* [Prompt] All of the material should be reproduced exactly, with pictures left out.

** Start Supplied material **

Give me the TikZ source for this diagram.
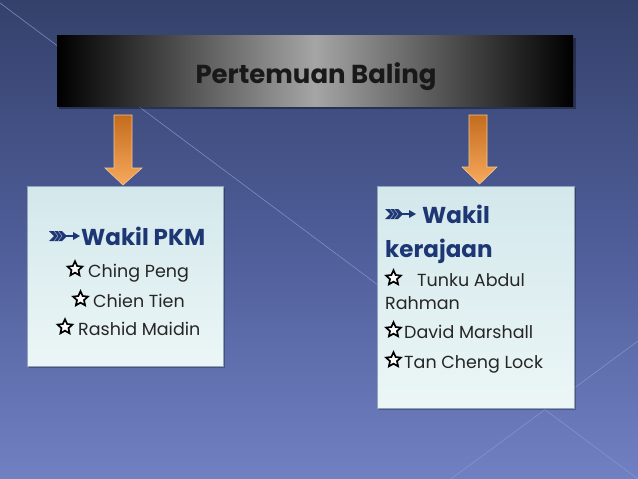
\documentclass[tikz,border=0pt]{standalone}
\usepackage{fontspec}
\setmainfont{Poppins}
\usetikzlibrary{shapes.geometric}
\definecolor{bgtop}{HTML}{34416B}
\definecolor{bgmid}{HTML}{4E5D98}
\definecolor{bgbot}{HTML}{7080C2}
\definecolor{barmid}{HTML}{A5A5A5}
\definecolor{boxtop}{HTML}{D3E8EC}
\definecolor{boxbot}{HTML}{ECF6F6}
\definecolor{boxline}{HTML}{8EA6B6}
\definecolor{headblue}{HTML}{1D3674}
\definecolor{orgtop}{HTML}{C46C1E}
\definecolor{orgbot}{HTML}{F7A95C}
\definecolor{orgline}{HTML}{F5C890}
\definecolor{diag}{HTML}{8C99D0}
\tikzset{
  panel/.style={draw=boxline, line width=0.8pt, top color=boxtop, bottom color=boxbot},
  head/.style={font=\fontsize{23}{26}\selectfont\bfseries, text=headblue, inner sep=0pt},
  item/.style={font=\fontsize{17.5}{20}\selectfont, text=black!85, inner sep=0pt},
  blockarrow/.style={draw=orgline, line width=0.6pt, top color=orgtop, bottom color=orgbot},
  bullet/.style={star, star points=5, star point ratio=2.1, draw=black, line width=1.7pt,
    line join=miter, fill=white, minimum size=15.5pt, inner sep=0pt},
  feather/.pic={
    \fill[headblue] (0,-5) -- (13,-5) -- (18,0) -- (13,5) -- (0,5) -- (5,0) -- cycle;
    \draw[white!60!headblue, line width=0.5pt] (5,-5) -- (9,0) -- (5,5) (9,-5) -- (13,0) -- (9,5);
    \draw[headblue, line width=1.6pt] (17,0) -- (26,0);
    \fill[headblue] (24,-4) -- (31,0) -- (24,4) -- cycle;
  },
}
\begin{document}
\begin{tikzpicture}[x=1pt,y=-1pt]
\useasboundingbox (0,0) rectangle (638,479);
% background
\shade[top color=bgtop, bottom color=bgbot, middle color=bgmid] (0,0) rectangle (638,479);
\draw[diag, line width=0.6pt, opacity=0.8] (0,3) -- (638,479);
\draw[diag, line width=0.6pt, opacity=0.8] (451,479) -- (638,341);
% title bar
\fill[black, opacity=0.35] (59,38) rectangle (576,109);
\shade[left color=black, right color=black, middle color=barmid] (57,35) rectangle (573,106);
\node[font=\fontsize{26}{30}\selectfont\bfseries, text=black!90, inner sep=0pt, anchor=base] (title) at (316,83) {Pertemuan Baling};
% block arrows
\path[blockarrow] (114,115) -- (132,115) -- (132,168) -- (142,168) -- (123,185) -- (105,168) -- (114,168) -- cycle;
\path[blockarrow] (469,115) -- (487,115) -- (487,167) -- (497,167) -- (479.5,184) -- (462,167) -- (469,167) -- cycle;
% boxes
\fill[black, opacity=0.25] (29,188) rectangle (225,368);
\path[panel] (27,186) rectangle (223,366);
\fill[black, opacity=0.25] (379,188) rectangle (576,410);
\path[panel] (377,186) rectangle (574,408);
% left box text
\pic at (49,236) {feather};
\node[head, anchor=base west] (l1) at (81,245) {Wakil PKM};
\node[bullet] (s2) at (75,269) {};
\node[item, anchor=base west] (l2) at (88,277) {Ching Peng};
\node[bullet] (s3) at (80.5,299) {};
\node[item, anchor=base west] (l3) at (93,307) {Chien Tien};
\node[bullet] (s4) at (65,327) {};
\node[item, anchor=base west] (l4) at (78,335) {Rashid Maidin};
% right box text
\pic at (385,214) {feather};
\node[head, anchor=base west] (r1) at (422,223) {Wakil};
\node[head, anchor=base west] (r2) at (385,257) {kerajaan};
\node[bullet] (s5) at (393.5,278) {};
\node[item, anchor=base west] (r3) at (417,286) {Tunku Abdul};
\node[item, anchor=base west] (r4) at (385,309) {Rahman};
\node[bullet] (s6) at (393.5,330) {};
\node[item, anchor=base west] (r5) at (404,338) {David Marshall};
\node[bullet] (s7) at (393.5,360) {};
\node[item, anchor=base west] (r6) at (404,368) {Tan Cheng Lock};
\end{tikzpicture}
\end{document}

** End Supplied material **

* [Answer to this exercise]
Give me the TikZ source for this diagram.
\documentclass[tikz,border=0pt]{standalone}
\usepackage{fontspec}
\setmainfont{Poppins}
\usetikzlibrary{shapes.geometric}
\definecolor{bgtop}{HTML}{34416B}
\definecolor{bgmid}{HTML}{4E5D98}
\definecolor{bgbot}{HTML}{7080C2}
\definecolor{barmid}{HTML}{A5A5A5}
\definecolor{boxtop}{HTML}{D3E8EC}
\definecolor{boxbot}{HTML}{ECF6F6}
\definecolor{boxline}{HTML}{8EA6B6}
\definecolor{headblue}{HTML}{1D3674}
\definecolor{orgtop}{HTML}{C46C1E}
\definecolor{orgbot}{HTML}{F7A95C}
\definecolor{orgline}{HTML}{F5C890}
\definecolor{diag}{HTML}{8C99D0}
\tikzset{
  panel/.style={draw=boxline, line width=0.8pt, top color=boxtop, bottom color=boxbot},
  head/.style={font=\fontsize{23}{26}\selectfont\bfseries, text=headblue, inner sep=0pt},
  item/.style={font=\fontsize{17.5}{20}\selectfont, text=black!85, inner sep=0pt},
  blockarrow/.style={draw=orgline, line width=0.6pt, top color=orgtop, bottom color=orgbot},
  bullet/.style={star, star points=5, star point ratio=2.1, draw=black, line width=1.7pt,
    line join=miter, fill=white, minimum size=15.5pt, inner sep=0pt},
  feather/.pic={
    \fill[headblue] (0,-5) -- (13,-5) -- (18,0) -- (13,5) -- (0,5) -- (5,0) -- cycle;
    \draw[white!60!headblue, line width=0.5pt] (5,-5) -- (9,0) -- (5,5) (9,-5) -- (13,0) -- (9,5);
    \draw[headblue, line width=1.6pt] (17,0) -- (26,0);
    \fill[headblue] (24,-4) -- (31,0) -- (24,4) -- cycle;
  },
}
\begin{document}
\begin{tikzpicture}[x=1pt,y=-1pt]
\useasboundingbox (0,0) rectangle (638,479);
% background
\shade[top color=bgtop, bottom color=bgbot, middle color=bgmid] (0,0) rectangle (638,479);
\draw[diag, line width=0.6pt, opacity=0.8] (0,3) -- (638,479);
\draw[diag, line width=0.6pt, opacity=0.8] (451,479) -- (638,341);
% title bar
\fill[black, opacity=0.35] (59,38) rectangle (576,109);
\shade[left color=black, right color=black, middle color=barmid] (57,35) rectangle (573,106);
\node[font=\fontsize{26}{30}\selectfont\bfseries, text=black!90, inner sep=0pt, anchor=base] (title) at (316,83) {Pertemuan Baling};
% block arrows
\path[blockarrow] (114,115) -- (132,115) -- (132,168) -- (142,168) -- (123,185) -- (105,168) -- (114,168) -- cycle;
\path[blockarrow] (469,115) -- (487,115) -- (487,167) -- (497,167) -- (479.5,184) -- (462,167) -- (469,167) -- cycle;
% boxes
\fill[black, opacity=0.25] (29,188) rectangle (225,368);
\path[panel] (27,186) rectangle (223,366);
\fill[black, opacity=0.25] (379,188) rectangle (576,410);
\path[panel] (377,186) rectangle (574,408);
% left box text
\pic at (49,236) {feather};
\node[head, anchor=base west] (l1) at (81,245) {Wakil PKM};
\node[bullet] (s2) at (75,269) {};
\node[item, anchor=base west] (l2) at (88,277) {Ching Peng};
\node[bullet] (s3) at (80.5,299) {};
\node[item, anchor=base west] (l3) at (93,307) {Chien Tien};
\node[bullet] (s4) at (65,327) {};
\node[item, anchor=base west] (l4) at (78,335) {Rashid Maidin};
% right box text
\pic at (385,214) {feather};
\node[head, anchor=base west] (r1) at (422,223) {Wakil};
\node[head, anchor=base west] (r2) at (385,257) {kerajaan};
\node[bullet] (s5) at (393.5,278) {};
\node[item, anchor=base west] (r3) at (417,286) {Tunku Abdul};
\node[item, anchor=base west] (r4) at (385,309) {Rahman};
\node[bullet] (s6) at (393.5,330) {};
\node[item, anchor=base west] (r5) at (404,338) {David Marshall};
\node[bullet] (s7) at (393.5,360) {};
\node[item, anchor=base west] (r6) at (404,368) {Tan Cheng Lock};
\end{tikzpicture}
\end{document}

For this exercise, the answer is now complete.